To claim compliance with a standard you need to show you have complied with all applicable requirements. This means that you may need to access several parts of a multi-part standard. For instance if you do a hardware only part according to IEC 61508 you need at least access to IEC 61508-1, IEC 61508-2. If you do a software part you probably need IEC 61508-1, IEC 61508-2 and IEC 61508-3 as part 3 makes several references back to part 2. In both cases you probably need access to part 4. In a future blog I will give some guidance on getting access to the standards. In general I like a paper copy of the standards because I like to underline and highlight the standards and write in notes once I achieve a level of insight on the standard. Reading parallel standards are a great way of getting such insight e.g. reading ISO 26262, IEC 61511 and the rail safety standards are particularly useful for to better understand IEC 61508. Often topics such as data driven devices can be treated better in one standard than another.

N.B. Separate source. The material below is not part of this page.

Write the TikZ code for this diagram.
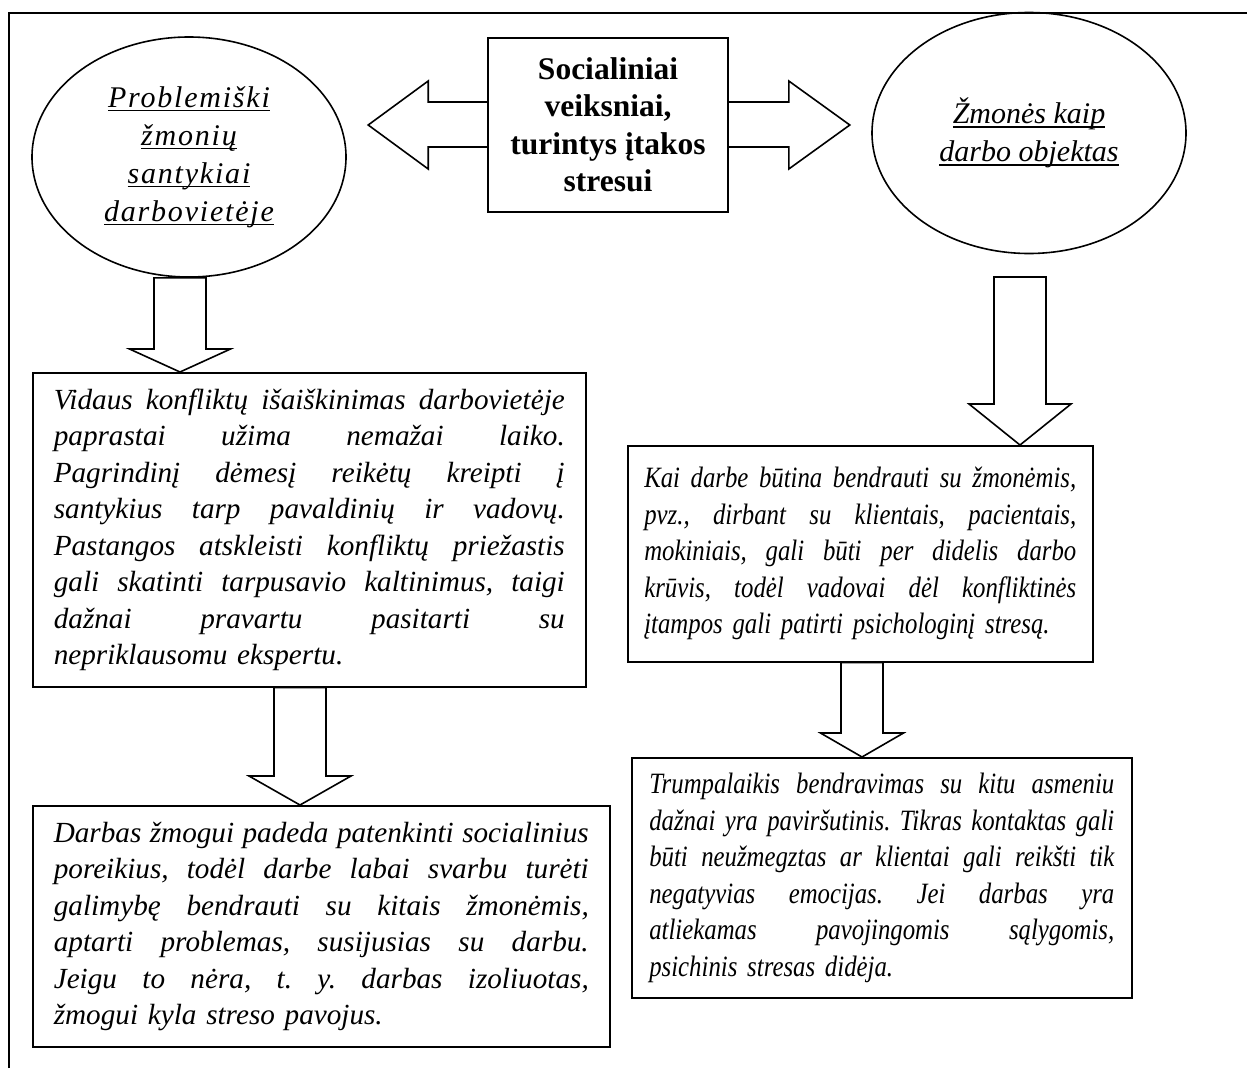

Standards can be hard to interpret and easy to misunderstand. Therefore a good book on the subject can often be a better read than the standard itself even if it is a lot longer. Although not a book, the IFA guidance on the application of ISO 13849 it is far more readable and comes with more examples that you could justify including in a standard– see https://www.dguv.de/medien/ifa/en/pub/rep/pdf/rep07/biar0208/rep22008e.pdf where the document is freely available.
Despite what I have said above a lot of effort goes into making standards more readable and understandable. It is very difficult to write something which cannot be misinterpreted which is why we have judges and a legal profession to interpret the law. Another similarity between standards and the law; it is hard to cope with every eventuality. In this regard standards often come in level A, B and C with IEC 61508 being a level A or basic safety standard able to cope with many application areas but at the cost of being more general in its composition to facilitate multiple possible applications. Level B and C standards are more specific and often easier to interpret.
Hopefully the above guidance will help you get more from the standards you do read.